At this point, the House Intelligence Committee has spent time with a number of witnesses. It’s possible to say that they’ve questioned most of them, but it’s less possible to say that some—like Steve Bannon and Hope Hicks—provided answers. Others, like Cory Lewandowski, claim to have answered “all relevant questions.” What questions were relevant? Why, the ones that Lewandowski answered. Which certainly keeps things neat.
Not only did many members of the Trump campaign, transition team, or White House staff plead the Trump-th, refusing to answer questions based on Trump’s well-nigh limitless idea of privilege, but as Politico reports there’s also the problem that several of them appear to have openly lied.
In November testimony before the House Intelligence Committee, Erik Prince dismissed Democrats who asked whether the Blackwater founder's January 2017 visit to the Seychelles was a furtive attempt to set up a backchannel between the incoming Trump administration and the Kremlin.
There was Carter Page, who lied about the purpose of his trip to Moscow and his interactions with Russian officials. And Roger Stone, who lied having contact with WikiLeaks. And … others.

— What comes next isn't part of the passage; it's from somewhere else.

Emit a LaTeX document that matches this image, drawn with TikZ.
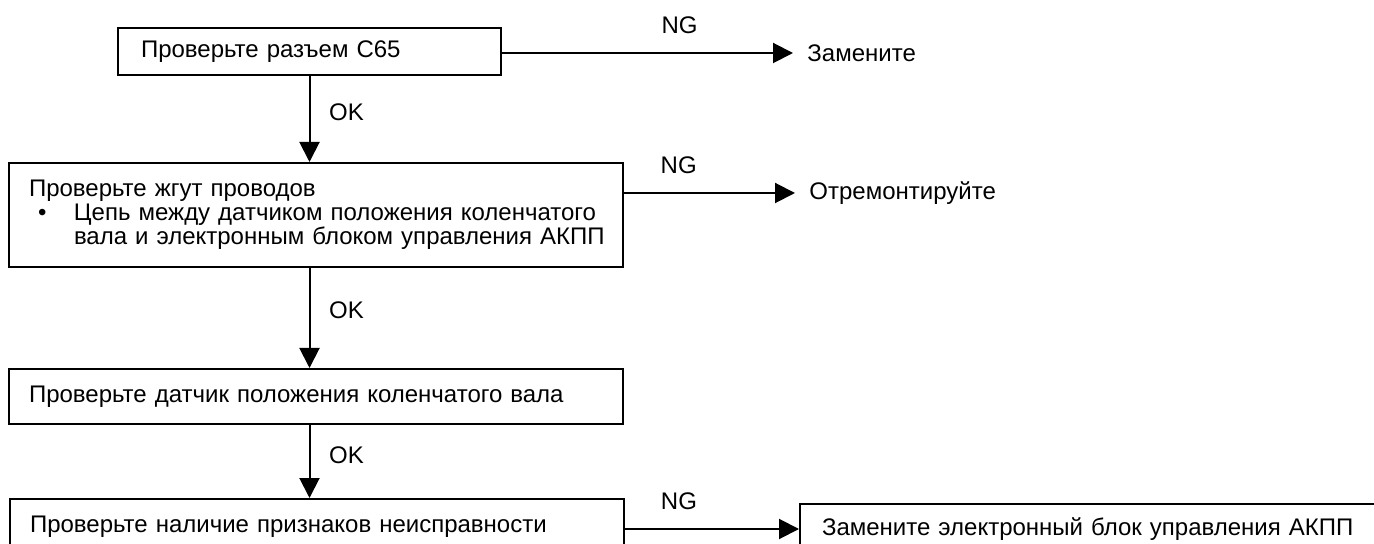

But now Republicans and Democrats have a basic disagreement. Democrats would like to get at the truth of what happened. That means calling back witnesses who failed to testify, and perhaps doing something about those people who blatantly lied to a congressional committee that is supposed to care about such things.
That’s more than a matter of pride: Lying to Congress is a crime punishable by imprisonment.
But Republicans have another concern: They want to close down the investigation. And it’s vital to them that it happen quickly. With Robert Mueller finding wiggly things under every stone, and embarrassing details about Trump’s associates spilling every day, Republicans have to close the investigation now, or risk actually finding something. And that’s the last thing they want.
Despite Devin Nunes’ semi-recusal from the investigation, he’s still driving everything involved. That ranges from a refusal to issue subpoenas to bringing back witnesses like Bannon who refused to talk, to not calling in witnesses like Sam Nunberg who haven’t met with the committee at all, to charging people like Stone and Prince who lied openly and repeatedly.
Republicans are determined there will be no consequence for lying, and that they’re going to close the door on this whole thing and issue a report giving Trump a clean bill of health. And they want to do it before Mueller pours forth more indictments or releases evidence that would make them look silly. Or sillier..
Republicans have shown little interest in pursuing allegations of false or misleading testimony.
There is the little matter of congressional transcripts showing that these witnesses all told Congress that day was night, and night was day—but they also said Trump was great, so … we’re done here.
And Republicans are beyond smashing all limits of hypocrisy to get this sucker closed down.
"If you have enough balls to come to a congressional hearing and raise your hand saying you swear to tell the truth and it comes out that you're lying, then there should be consequences for that," Rep. Tom Rooney (R-Fla.), a top member of the committee, said in an interview.
So says Rooney. However, when confronted with the evidence that Erik Prince lied directly to the committee about every aspect of his trip to the Seychelles—why he went, who arranged it, who he met, what they said—Rooney demonstrates his true level of concern.
"I'm very satisfied with Erik Prince's testimony," Rooney said.
That makes Lewandowski’s visit the end of the interview train for the House investigation. Instead, the committee will now proceed at double-speed to the report-writing phase. You can expect that they will produce a report saying that there was “no evidence” of Trump’s collusion. It’s a result that’s much easier to reach if witnesses are allowed to stay silent, choose which questions they’ll answer, or simply lie without consequence.